Let me make a wild guess. You use the /Q output of the 555 which normally stay high and pulse low. So it goes from +5V to 0V when triggered and stay for a short time and goes back high again until the next trigger.
With the RC filter, you see the output normally stay close to 0V, then the pulse goes to -5V and come back to 0V. Am I right so far?
If so. It is a duty cycle effect since you have a capacitor to block the DC. The reason you see the output goes from about 0V to -5V is because at the rest condition, the output is at 0V. But when you pulse low, the output goes from 0V to -5V due to the AC couple. Any signal that is AC coupled, the average of the signal has to be 0V. Because output at the 555 only goes low for a very short period of time, the output after the cap sit mostly at 0V. From the scope picture, your duty cycle is only about 20%( 20% low and 80% high).
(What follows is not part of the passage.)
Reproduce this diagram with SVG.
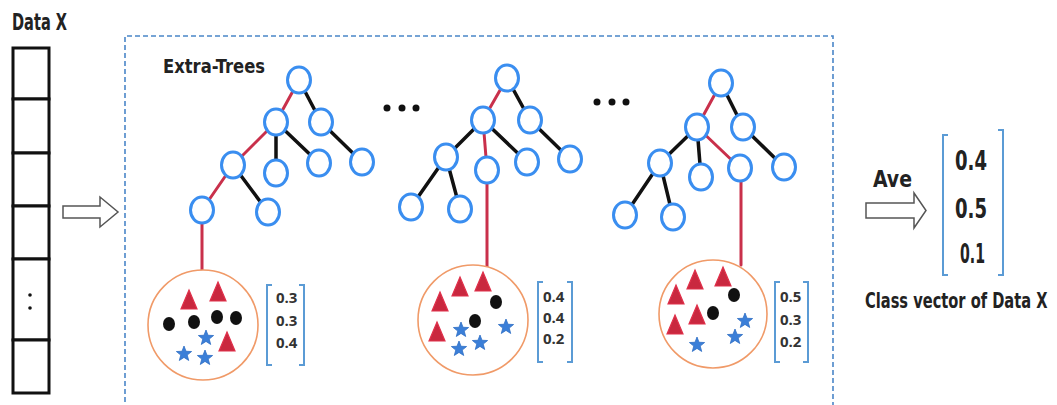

With AC couple, the average has to be at about 0V. With 80% high and 20% low, the voltage at the output should be +1V to -4V. Double check you scope again, find the 0V level, it cannot be from 0V to -5V. Double check and you'll find it is from +1V to -4V if it is 20% duty cycle.
But you should get what I am trying to say. Because of the duty cycle, the AC signal seems to cocked to the negative side. If you have a square wave at 50% duty cycle, you'll see it goes from +2.5V to -2.5V after the cap.